DIY: Cleaning a Canon 1.2/50mm rangefinder lens

On the net you can find all kinds of stories on this lens. Most say its very soft wide open, prone to flare and what else. But most of the time this is merely a side effect from shooting a 50+ year old lens that has gotten hazy inside. Most of these lenses have scratches in the front element coating, which cannot be remedied with this pictorial, but image quality still can be improved a lot by cleaning the lens up.


Wanna see how to get the most out of this lens again? Read on!

There’s three parts here, in the first part the procedure to clean from the rear element only is explained, the second part includes front end cleaning for those more dirty apertures and elements, the thirds part shows how to tidily close things back up so that your lens will be performing flawless again. Please remember that I can take no responsibility for any mistakes you make or for things that do not work out with your specific lens. You proceed at your own risk, no liability implied or accepted!


Part I, Rear end only cleaning. Sufficient for most lenses. 

In general, there are two problems with the Canon 50/1.2 lens: haze inside, and oily aperture blades. We are going to remedy these issues in one go. The Canon 50/1.2 is a very easy lens to clean. The whole lens is accessible with just the use of a spanner and a single small jewellers screw driver. It can be cleaned with a soft synthetic cloth, a blower and some Q-tips with Naphta, commonly known as lighter fluid. In this pictorial you can see some shots on how to proceed. Make sure you read the text inbetween as well, it’s still a several hundred dollar lens you will be working on!


I started out with removing the black ring on the rear of the lens with the spanner. As you can see, I’m using an old synthetic soft cloth to work on, so that any dropped part will not bounce off the table, never to been seen again.
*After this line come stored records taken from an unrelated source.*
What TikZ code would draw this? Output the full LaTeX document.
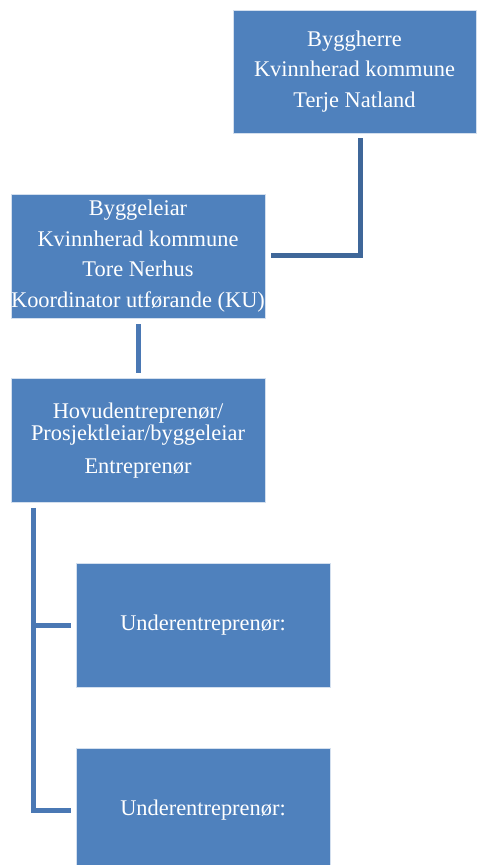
\documentclass[tikz,border=0pt]{standalone}
\usepackage{fontspec}
\setmainfont{Liberation Serif}
\definecolor{boxblue}{HTML}{4F81BD}
\definecolor{linkdark}{HTML}{3F6799}
\definecolor{linkblue}{HTML}{4A78B4}
\begin{document}
\begin{tikzpicture}[x=0.5pt, y=-0.5pt,
    orgbox/.style={draw=white!75!boxblue, line width=0.4pt, fill=boxblue, text=white,
        align=center, inner sep=0pt, minimum width=127pt, minimum height=62pt,
        font=\fontsize{11.2}{15.3}\selectfont},
    link/.style={draw=linkblue, line width=2.5pt}]
    \useasboundingbox (0,0) rectangle (477,865);
    \node[orgbox, minimum width=121.5pt, minimum height=61.5pt] (byggherre) at (354.5,71.5) {Byggherre\\Kvinnherad kommune\\Terje Natland};
    \node[orgbox] (byggeleiar) at (138,256) {Byggeleiar\\Kvinnherad kommune\\Tore Nerhus\\Koordinator utførande (KU)};
    \node[orgbox, font=\fontsize{11.2}{10.9}\selectfont] (hovud) at (138,440.5) {Hovudentreprenør/\\Prosjektleiar/byggeleiar\\[5.45pt]Entreprenør};
    \node[orgbox] (under1) at (203,625) {Underentreprenør:};
    \node[orgbox] (under2) at (203,810) {Underentreprenør:};
    \coordinate (spine) at ([xshift=11.25pt,yshift=-2.5pt]hovud.south west);
    \draw[link, draw=linkdark] ([xshift=2.75pt,yshift=-2.5pt]byggherre.south) |- ([xshift=3pt]byggeleiar.east);
    \draw[link] ([yshift=-3pt]byggeleiar.south) -- ([yshift=2.5pt]hovud.north);
    \draw[link] (spine) |- ([xshift=-2.5pt]under2.west);
    \draw[link] (spine |- under1.west) -- ([xshift=-2.5pt]under1.west);
\end{tikzpicture}
\end{document}
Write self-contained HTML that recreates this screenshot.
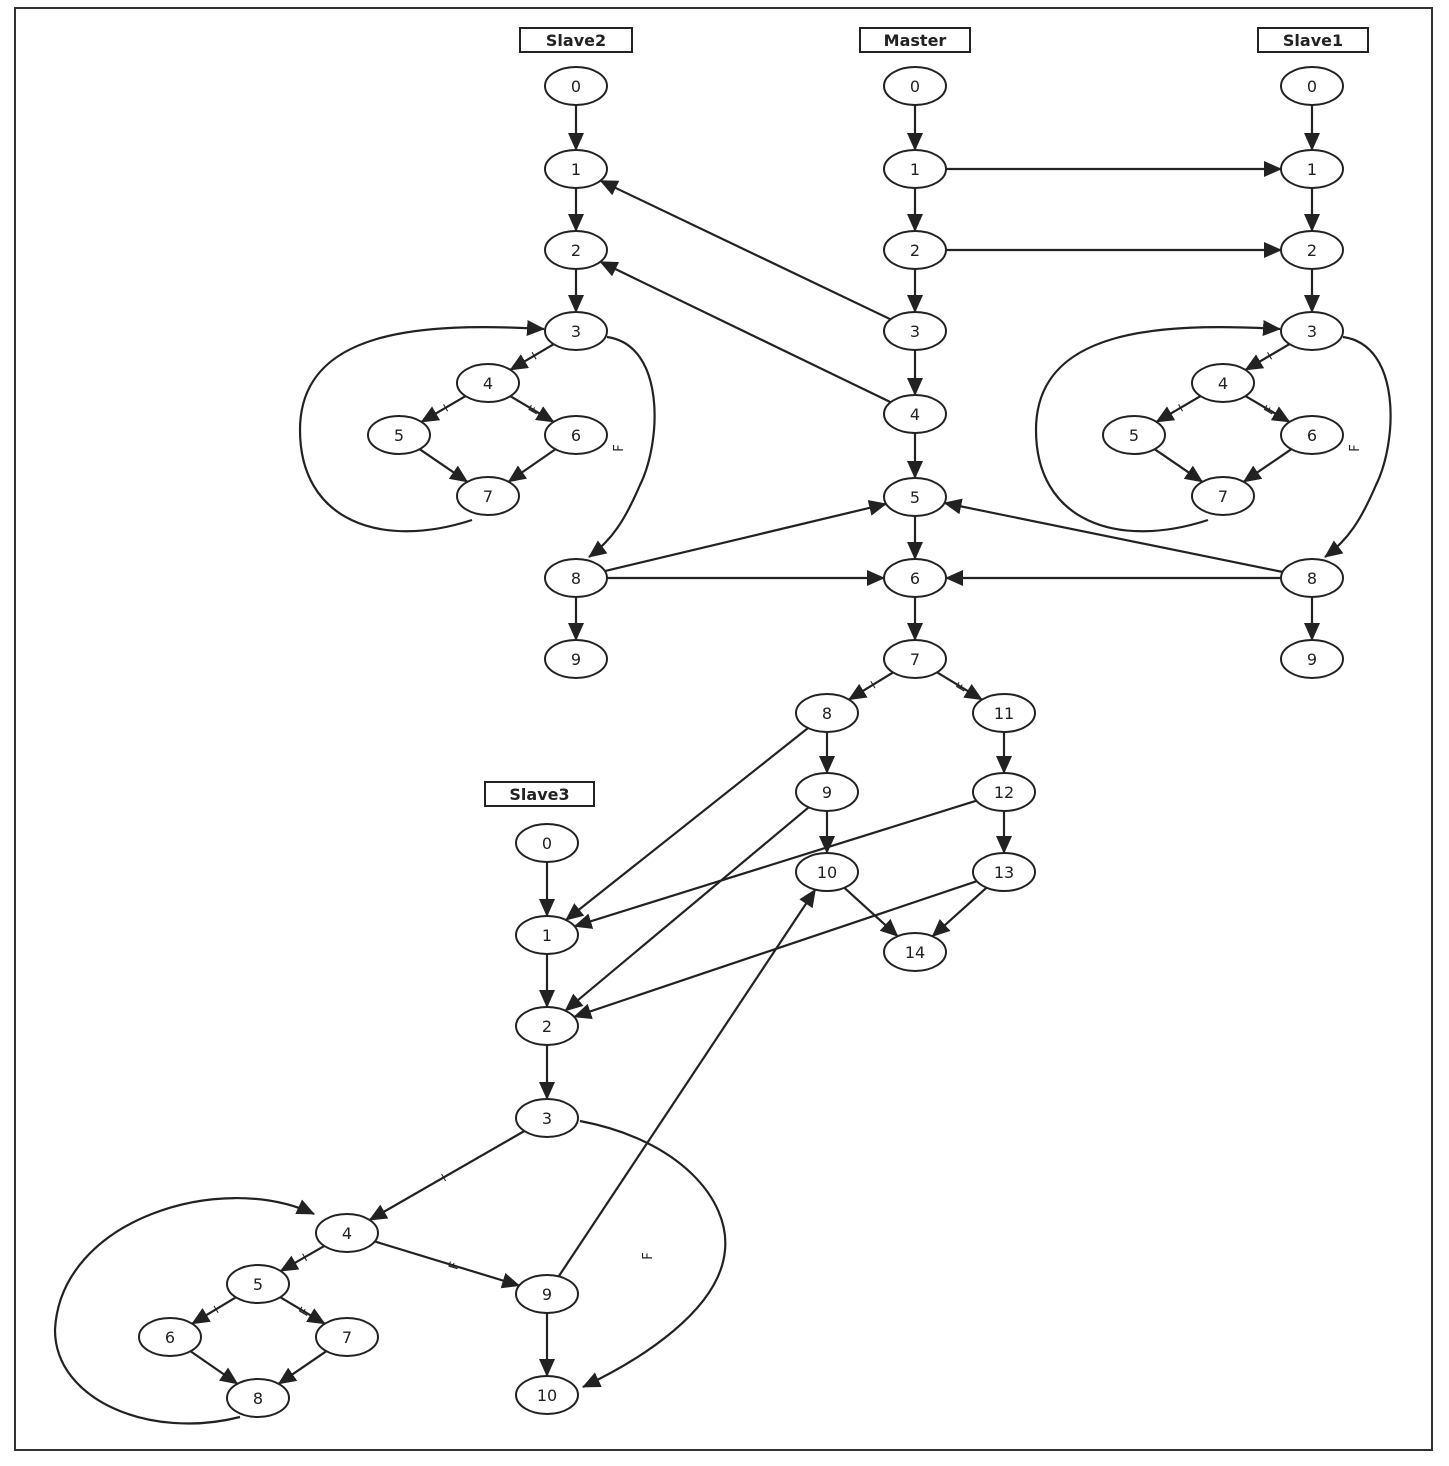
<!DOCTYPE html>
<html><head><meta charset="utf-8"><style>
html,body{margin:0;padding:0;background:#fff;}
svg{display:block;}
text{font-family:"DejaVu Sans","Liberation Sans",sans-serif;}
</style></head><body>
<svg id="s" width="1449" height="1466" viewBox="0 0 1449 1466" xmlns="http://www.w3.org/2000/svg">
<defs>
<marker id="a" markerWidth="10" markerHeight="10" refX="9" refY="5" orient="auto" markerUnits="userSpaceOnUse" viewBox="0 0 10 10">
<path d="M0,0 L10,5 L0,10 z" fill="#222"/></marker>
<marker id="b" markerWidth="18" markerHeight="16" refX="17" refY="8" orient="auto" markerUnits="userSpaceOnUse" viewBox="0 0 18 16">
<path d="M0,0 L18,8 L0,16 z" fill="#222"/></marker>
</defs>
<rect x="15" y="8" width="1417" height="1442" fill="none" stroke="#333" stroke-width="2"/>
<g id="g" stroke="#222" stroke-width="2.2" fill="none"></g>
<g id="n"></g>
</svg>
<script>
var N={};
function add(id,x,y,l){N[id]=[x,y,l];}
[[86,0],[169,1],[250,2],[331,3]].forEach(function(p){add('s2_'+p[1],576,p[0],p[1]);add('s1_'+p[1],1312,p[0],p[1]);});
add('s2_4',488,383,4);add('s2_5',399,435,5);add('s2_6',576,435,6);add('s2_7',488,496,7);add('s2_8',576,578,8);add('s2_9',576,659,9);
add('s1_4',1223,383,4);add('s1_5',1134,435,5);add('s1_6',1312,435,6);add('s1_7',1223,496,7);add('s1_8',1312,578,8);add('s1_9',1312,659,9);
[86,169,250,331,414,497,578,659].forEach(function(y,i){add('m_'+i,915,y,i);});
add('m_8',827,713,8);add('m_11',1004,713,11);add('m_9',827,792,9);add('m_12',1004,792,12);add('m_10',827,872,10);add('m_13',1004,872,13);add('m_14',915,952,14);
add('s3_0',547,843,0);add('s3_1',547,935,1);add('s3_2',547,1026,2);add('s3_3',547,1118,3);add('s3_4',347,1233,4);add('s3_5',258,1284,5);add('s3_6',170,1337,6);add('s3_7',347,1337,7);add('s3_8',258,1398,8);add('s3_9',547,1294,9);add('s3_10',547,1395,10);
var RX=31,RY=19;
var g=document.getElementById('g'),nn=document.getElementById('n'),NS='http://www.w3.org/2000/svg';
function el(t,at,par,txt){var e=document.createElementNS(NS,t);for(var k in at)e.setAttribute(k,at[k]);if(txt!==undefined)e.textContent=txt;par.appendChild(e);return e;}
function trim(c,dx,dy){var t=1/Math.sqrt((dx*dx)/(RX*RX)+(dy*dy)/(RY*RY));return [c[0]+dx*t,c[1]+dy*t];}
function E(a,b,big,lab){var A=N[a],B=N[b],dx=B[0]-A[0],dy=B[1]-A[1];var p=trim(A,dx,dy),q=trim(B,-dx,-dy);
el('line',{x1:p[0],y1:p[1],x2:q[0],y2:q[1],'marker-end':big?'url(#b)':'url(#a)'},g);
if(lab){var mx=q[0]-(q[0]-p[0])*0.45,my=q[1]-(q[1]-p[1])*0.45;var ang=Math.atan2(dy,dx)*180/Math.PI;
el('text',{x:mx,y:my+4,'font-size':13,'text-anchor':'middle',fill:'#222',stroke:'none',transform:'rotate('+(ang-90)+' '+mx+' '+my+')'},g,lab);}}
function V(a,b){E(a,b,true);}
['s2_','s1_'].forEach(function(s){V(s+0,s+1);V(s+1,s+2);V(s+2,s+3);E(s+3,s+4,true,'T');E(s+4,s+5,true,'T');E(s+4,s+6,true,'F');E(s+5,s+7,true);E(s+6,s+7,true);V(s+8,s+9);});
for(var i=0;i<7;i++)V('m_'+i,'m_'+(i+1));
E('m_7','m_8',true,'T');E('m_7','m_11',true,'F');V('m_8','m_9');V('m_9','m_10');V('m_11','m_12');V('m_12','m_13');E('m_10','m_14',true);E('m_13','m_14',true);
V('s3_0','s3_1');V('s3_1','s3_2');V('s3_2','s3_3');E('s3_3','s3_4',true,'T');E('s3_4','s3_5',true,'T');E('s3_5','s3_6',true,'T');E('s3_5','s3_7',true,'F');E('s3_6','s3_8',true);E('s3_7','s3_8',true);E('s3_4','s3_9',true,'F');V('s3_9','s3_10');
E('m_1','s1_1',true);E('m_2','s1_2',true);E('m_3','s2_1',true);E('m_4','s2_2',true);
E('s2_8','m_5',true);E('s2_8','m_6',true);E('s1_8','m_5',true);E('s1_8','m_6',true);
E('m_8','s3_1',true);E('m_12','s3_1',true);E('m_9','s3_2',true);E('m_13','s3_2',true);E('s3_9','m_10',true);
function P(d){el('path',{d:d,'marker-end':'url(#b)'},g);}
function Pd(o){P('M'+(472+o)+',520 C'+(380+o)+',550 '+(300+o)+',520 '+(300+o)+',430 C'+(300+o)+',330 '+(420+o)+',322 '+(544+o)+',329');
P('M'+(607+o)+',337 C'+(665+o)+',345 '+(662+o)+',440 '+(640+o)+',485 C'+(625+o)+',520 '+(612+o)+',540 '+(589+o)+',557');
el('text',{x:623+o,y:448,'font-size':13,fill:'#222',stroke:'none',transform:'rotate(-90 '+(623+o)+' 448)','text-anchor':'middle'},g,'F');}
Pd(0);Pd(736);
P('M240,1417 C150,1440 55,1400 55,1330 C60,1220 220,1170 314,1214');
P('M580,1121 C680,1140 730,1200 725,1250 C720,1310 640,1360 583,1387');
el('text',{x:652,y:1256,'font-size':13,fill:'#222',stroke:'none',transform:'rotate(-90 652 1256)','text-anchor':'middle'},g,'F');
for(var k in N){var c=N[k];el('ellipse',{cx:c[0],cy:c[1],rx:RX,ry:RY,fill:'#fff',stroke:'#222','stroke-width':2},nn);
el('text',{x:c[0],y:c[1]+6,'font-size':16,'text-anchor':'middle',fill:'#222'},nn,c[2]);}
[['Slave2',520,28,112],['Master',860,28,110],['Slave1',1258,28,110],['Slave3',485,782,109]].forEach(function(b){
el('rect',{x:b[1],y:b[2],width:b[3],height:24,fill:'#fff',stroke:'#222','stroke-width':2},nn);
el('text',{x:b[1]+b[3]/2,y:b[2]+18,'font-size':16,'font-weight':'bold','text-anchor':'middle',fill:'#222'},nn,b[0]);});
</script>
</body></html>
We wouldn’t want that to happen, right? After removing the rear ring, the whole rear end of the lens comes off in one piece:

Leave all the other stuff on the rear end of the optical unit attached, there’s no need to get any of it off.   Next, unscrew the rear element. It unscrews counter-clockwise. Just use clean hands to grab the black outside of the rear element. Make sure not to scratch it!


Here you can see the rear element lying on the cloth in front of the lens. Underneath that, there is another element, again with two notches in its retaining ring, so you’ll need the spanner again to get that out. The brass ring on the rear of the lens is loose, it functions as a shim to get the optical element at the right distance to the film surface. You can take it off, or leave it sticking to the rear.





We have now reached the aperture blades, and cleaning those is easy as pie as long as you remember not to apply any force!!! If the aperture is oily but still moves freely (i.e. all aperture blades are looking like they should, nothing dislodged), a good clean will do the trick. In the next shot I have closed the aperture down completely. Use a Q-tip soaked in lighter fluid to moisten the whole aperture with. Make sure only to rotate the Q-tip, clockwise only! If cleaning counter clockwise, the Q-tip will grip the edge of an aperture blade, bending it for sure. Your aperture will be wrecked then!



Let the lighter fluid sit for half a minute, then take the dry end of the Q-tip and again clockwise! clean the aperture. I usually repeat this procedure for some five, six times. Then, I wet the aperture again, but now carefully open it and close it several times. The lighter fluid will mix with the oil on the blades and dilute it.

Make sure not to force anything, and keep an eye on the aperture while going through all stops, making sure nothing unusual happens. If it does, you’re in trouble. This procedure allows for cleaning the aperture from the rear side only, which in many cases is sufficient. Repeat the aperture cleaning procedure several times more. I spent nearly thirty Q-tips cleaning this lens. 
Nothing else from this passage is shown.